Gstättner: Alle, die ich porträtiert habe, vor allem aber Jordan Pickford: Keiner hat so inbrünstig die Hymne gesungen.

11. Zum EM-Abschluss darf das sein: Und wer erhält von Ihnen „Rot“? Und warum?

Fritsch: Mit solchen Autoritarismen im Nachhinein bin ich nicht gut, und muss passen.

Franzobel: Das Publikum: Pfiffe bei Hymnen und Buhrufe bei Verletzungen, Laserpointer, etc. haben im Fußball nichts zu suchen.

Gstättner: Eine EURO, die 2021 ausgetragen wird, sollte nicht „EURO 2020“ heißen, schon aus Respekt vor all jenen, die 2020 nicht überlebt haben. Auch Sportgeschichtsschreibung sollte nicht so tun, als sei gar nichts gewesen.

12. Beim Fußball schauen: Lieber Essen? Trinken? Beides?

Fritsch: Ich neige eher zu einer Aufregungszigarette, wenn es eng wird.

Franzobel: Bier! Aber wenn Österreich spielt, kommen noch Schnaps und Tschick dazu.

Gstättner: Immer ein Nationalgericht. Heute English Breakfast (mit Toast, Eggs, Plum-Pudding!) Tarviser Jause (Prosciutto crudo, Scombri, Zwiebel, Mortadella, Käse), British Cream, Zabajone. Lambrusco. Tee mit Milch.  Und natürlich die entsprechende Adjustierung. Heute: Burberry-Hemd, Deerstalker-Kappe.

13. Gibt es einen Favoriten für Sie im heutigen Finale? Wenn ja, warum?

Fritsch: Ich habe kürzlich geträumt, dass Italien 2:1 gewinnt, aber auf Träume kann man sich bekanntlich nicht immer gut verlassen.

Franzobel: Fußballerisch sehe ich Italien im Vorteil, aber die Stimmung spricht für England.

Gstättner: Die Chancen stehen 50 : 50. Gönnen würde ich den Triumph den Briten – nach so langer Zeit…

15. Wenn die Euro nun vorbei ist – was macht man mit den freien Abenden?

Fritsch: Dass Langweile  aufkommt halte ich für ein beherrschbares Risiko, ich habe gerade begonnen einen neuen Roman zu schreiben, und schließlich gibt es einen ganzen, großen, herrlichen Sommer da draußen, den man sich einverleiben möchte.

Franzobel: Bücher lesen. Es soll ja spannende Neuerscheinungen von Valerie Fritsch und Egyd Gstättner geben.

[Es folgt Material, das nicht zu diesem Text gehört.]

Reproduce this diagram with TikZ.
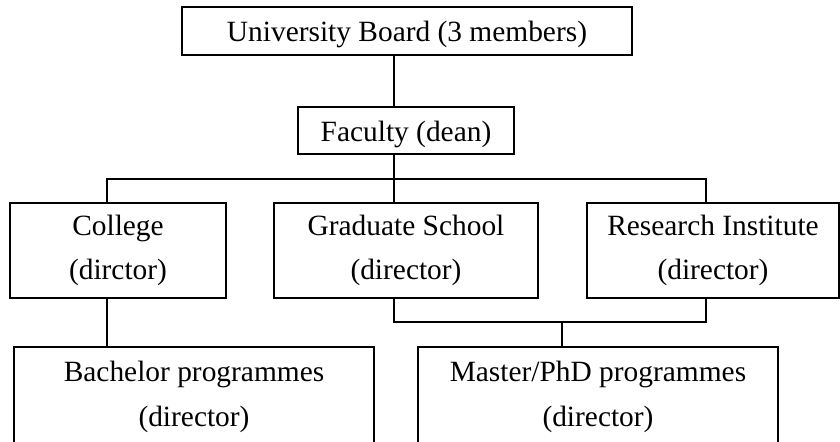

Gstättner: Endlich wieder im Garten liegen und lesen. Und schwimmen: Der Wörthersee hat 26 Grad, das Strandbad ist bis 21.00 Uhr geöffnet.

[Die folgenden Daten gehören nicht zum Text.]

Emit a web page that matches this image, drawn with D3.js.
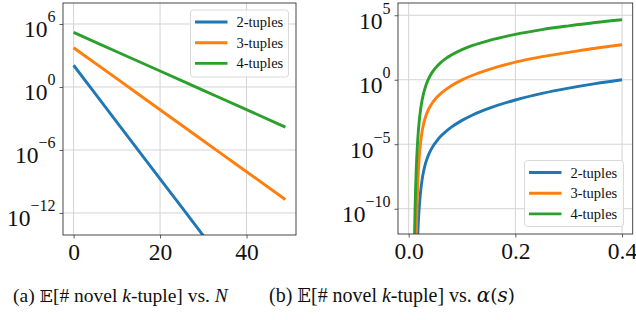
<!DOCTYPE html>
<html lang="en">
<head>
    <meta charset="UTF-8">
    <title>novel k-tuples</title>
    <style>
        body{
            margin:0;
            background:#fff;
        }
        svg text{
            font-family:"Liberation Serif","Times New Roman",serif;
        }
    </style>
    <script src="https://cdn.jsdelivr.net/npm/d3@7/dist/d3.min.js"></script>
</head>
<body>
<div id="container"></div>
</body>
<script>

var w = 636;
var h = 320;

var seriesNames = ["2-tuples", "3-tuples", "4-tuples"];
var colors = ["#1f77b4", "#ff7f0e", "#2ca02c"];

// panel (a): x = N, values are log10 of the expected count
var nValues = [0, 10, 20, 30, 40, 49];
var twoTuplesN = [2.07, -3.34, -8.75, -14.16, -19.57, -24.4];
var threeTuplesN = [3.74, 0.79, -2.17, -5.12, -8.07, -10.73];
var fourTuplesN = [5.2, 3.36, 1.52, -0.32, -2.16, -3.82];

// panel (b): x = alpha(s), values are log10 of the expected count
var alphaValues = [0.010, 0.011, 0.012, 0.013, 0.014, 0.015, 0.016, 0.017, 0.018, 0.019, 0.020,
    0.022, 0.025, 0.028, 0.032, 0.036, 0.04, 0.045, 0.05, 0.06, 0.07, 0.08,
    0.1, 0.12, 0.15, 0.2, 0.25, 0.3, 0.35, 0.4];
var twoTuplesA = [-33.2, -26.8, -22.3, -19.0, -16.55, -14.7, -13.25, -12.1, -11.18, -10.43, -9.81,
    -8.82, -7.80, -7.09, -6.43, -5.95, -5.57, -5.19, -4.89, -4.39, -4.01, -3.68,
    -3.15, -2.73, -2.22, -1.57, -1.06, -0.65, -0.30, 0.0];
var threeTuplesA = [-31.0, -23.7, -18.8, -15.3, -12.7, -10.8, -9.32, -8.17, -7.26, -6.52, -5.91,
    -5.00, -4.05, -3.42, -2.83, -2.41, -2.08, -1.76, -1.49, -1.08, -0.75, -0.47,
    -0.01, 0.35, 0.79, 1.36, 1.79, 2.12, 2.44, 2.71];
var fourTuplesA = [-14.65, -11.99, -9.98, -8.42, -7.18, -6.17, -5.34, -4.65, -4.06, -3.57, -3.13,
    -2.42, -1.63, -1.05, -0.48, -0.05, 0.29, 0.63, 0.90, 1.33, 1.66, 1.91,
    2.33, 2.66, 3.04, 3.52, 3.89, 4.18, 4.44, 4.65];

var leftXTicks = [0, 20, 40];
var leftXLabels = ["0", "20", "40"];
var leftYTicks = [6, 0, -6, -12];
var rightXTicks = [0, 0.2, 0.4];
var rightXLabels = ["0.0", "0.2", "0.4"];
var rightYTicks = [5, 0, -5, -10];

var svg = d3.select("#container")
        .append("svg")
        .attr("width", w)
        .attr("height", h);

function drawPanel(id, box, xDomain, yDomain, xs, series, xTicks, xLabels, yTicks, legendBox) {
    var xScale = d3.scaleLinear().domain(xDomain).range([box.x0, box.x1]);
    var yScale = d3.scaleLog().domain(yDomain.map(function (e) { return Math.pow(10, e); }))
            .range([box.y1, box.y0]);

    var g = svg.append("g");

    // grid
    g.selectAll(".gx").data(xTicks).enter().append("line")
            .attr("x1", function (d) { return xScale(d); })
            .attr("x2", function (d) { return xScale(d); })
            .attr("y1", box.y0).attr("y2", box.y1)
            .attr("stroke", "#d4d4d4").attr("stroke-width", 1);
    g.selectAll(".gy").data(yTicks).enter().append("line")
            .attr("x1", box.x0).attr("x2", box.x1)
            .attr("y1", function (d) { return yScale(Math.pow(10, d)); })
            .attr("y2", function (d) { return yScale(Math.pow(10, d)); })
            .attr("stroke", "#d4d4d4").attr("stroke-width", 1);

    // lines
    g.append("clipPath").attr("id", id).append("rect")
            .attr("x", box.x0).attr("y", box.y0)
            .attr("width", box.x1 - box.x0).attr("height", box.y1 - box.y0);

    var line = d3.line()
            .x(function (d) { return xScale(d[0]); })
            .y(function (d) { return yScale(Math.pow(10, d[1])); })
            .curve(d3.curveMonotoneX);

    g.append("g").attr("clip-path", "url(#" + id + ")")
            .selectAll("path")
            .data(series)
            .enter()
            .append("path")
            .attr("d", function (s) {
                return line(xs.map(function (x, i) { return [x, s[i]]; }));
            })
            .attr("fill", "none")
            .attr("stroke", function (d, i) { return colors[i]; })
            .attr("stroke-width", 2.9);

    // axes
    var xAxis = d3.axisBottom(xScale).tickValues(xTicks).tickSize(3.5)
            .tickFormat(function (d, i) { return xLabels[i]; });
    var gx = g.append("g").attr("transform", "translate(0," + box.y1 + ")").call(xAxis);
    gx.select(".domain").remove();
    gx.selectAll("line").attr("stroke", "#333").attr("stroke-width", 0.8);
    gx.selectAll("text")
            .attr("y", 8.3)
            .attr("dy", "0.71em")
            .attr("font-size", "23.5px")
            .attr("fill", "#111")
            .style("font-family", "'Liberation Serif', serif");

    var yAxis = d3.axisLeft(yScale)
            .tickValues(yTicks.map(function (e) { return Math.pow(10, e); }))
            .tickSize(3.5).tickFormat("");
    var gy = g.append("g").attr("transform", "translate(" + box.x0 + ",0)").call(yAxis);
    gy.select(".domain").remove();
    gy.selectAll("line").attr("stroke", "#333").attr("stroke-width", 0.8);

    yTicks.forEach(function (e) {
        var yy = yScale(Math.pow(10, e));
        var exp = e < 0 ? "\u2212" + Math.abs(e) : String(e);
        var t = g.append("text")
                .attr("x", box.x0 - 7.5)
                .attr("y", yy + 13.3)
                .attr("text-anchor", "end")
                .attr("font-size", "23.5px")
                .attr("fill", "#111");
        t.append("tspan").text("10");
        t.append("tspan").attr("font-size", "16px").attr("dy", -14.8).text(exp);
    });

    // frame
    g.append("rect")
            .attr("x", box.x0).attr("y", box.y0)
            .attr("width", box.x1 - box.x0).attr("height", box.y1 - box.y0)
            .attr("fill", "none").attr("stroke", "#333").attr("stroke-width", 0.9);

    // legend
    var lg = g.append("g");
    lg.append("rect")
            .attr("x", legendBox.x).attr("y", legendBox.y)
            .attr("width", legendBox.w).attr("height", legendBox.h)
            .attr("rx", 3)
            .attr("fill", "#fff").attr("fill-opacity", 0.8)
            .attr("stroke", "#d9d9d9").attr("stroke-width", 1);
    seriesNames.forEach(function (name, i) {
        var yy = legendBox.y + 12 + i * 20.7;
        lg.append("line")
                .attr("x1", legendBox.x + 4.5).attr("x2", legendBox.x + 37)
                .attr("y1", yy).attr("y2", yy)
                .attr("stroke", colors[i]).attr("stroke-width", 2.9);
        lg.append("text")
                .attr("x", legendBox.x + 46)
                .attr("y", yy + 5)
                .attr("font-size", "14.5px")
                .attr("fill", "#111")
                .text(name);
    });
}

drawPanel("clipA", {x0: 63, x1: 296, y0: 3, y1: 235}, [-2.45, 51.45], [-14.1, 8], nValues,
        [twoTuplesN, threeTuplesN, fourTuplesN], leftXTicks, leftXLabels, leftYTicks,
        {x: 190.5, y: 10, w: 98, h: 67});

drawPanel("clipB", {x0: 398, x1: 632.7, y0: 3, y1: 234}, [-0.02, 0.42], [-11.96, 5.95], alphaValues,
        [twoTuplesA, threeTuplesA, fourTuplesA], rightXTicks, rightXLabels, rightYTicks,
        {x: 524.5, y: 160.5, w: 99, h: 66});

// captions, scaled so each one spans the same width as in the figure
var mathFont = "'DejaVu Serif','Liberation Serif',serif";

function caption(x, x1, label, tail) {
    var fs = 19.5;
    var t = svg.append("text")
            .attr("x", x)
            .attr("y", 301.5)
            .attr("font-size", fs + "px")
            .attr("fill", "#111");
    t.append("tspan").text(label + " ");
    t.append("tspan").style("font-family", "'DejaVu Serif','DejaVu Sans',serif")
            .attr("font-size", "0.9em").text("\uD835\uDD3C");
    t.append("tspan").text("[# novel ");
    t.append("tspan").attr("font-style", "italic").text("k");
    t.append("tspan").text("-tuple] vs. ");
    tail(t);
    var len = t.node().getComputedTextLength();
    if (len > 0) {
        t.attr("font-size", (fs * (x1 - x) / len) + "px");
    }
}

caption(13, 228, "(a)", function (t) {
    t.append("tspan").attr("font-style", "italic").text("N");
});
caption(269, 515, "(b)", function (t) {
    t.append("tspan").attr("font-style", "italic").style("font-family", mathFont).text("\u03B1");
    t.append("tspan").style("font-family", mathFont).attr("font-size", "0.92em").text("(");
    t.append("tspan").attr("font-style", "italic").style("font-family", mathFont).text("s");
    t.append("tspan").style("font-family", mathFont).attr("font-size", "0.92em").text(")");
});

</script>

</html>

16. Soll die Euro jemals wieder auf so viele Städte aufgeteilt werden? Oder hat es mehr Charme, ein bis zwei Länder mit der Austragung zu betrauen?

Fritsch: Ich denke, die örtliche Zerspragelung war für Spieler und Zuschauer eine nicht unerhebliche Belastung, und es spricht pragmatisch nichts gegen ein dezidiertes Gastgeberland.

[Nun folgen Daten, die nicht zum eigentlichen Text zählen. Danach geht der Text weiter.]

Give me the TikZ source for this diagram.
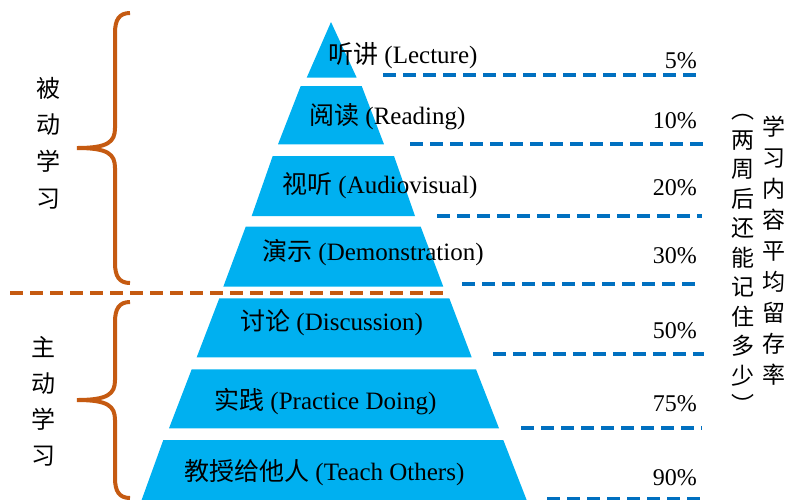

Franzobel: Das ist mir wurscht, weil ich bin sowieso ein Fernsehjunkie.

Gstättner: Nein, die pan-europäische EURO hat deutlich bewiesen, dass es kein PAN-Europa gibt. Identität und Charakter fehlen. Sein eigener Gastgeber sein ist absurder Murks, von den vielen Ungereimtheiten und Ungerechtigkeiten ganz zu schweigen. Das alte Modell war besser.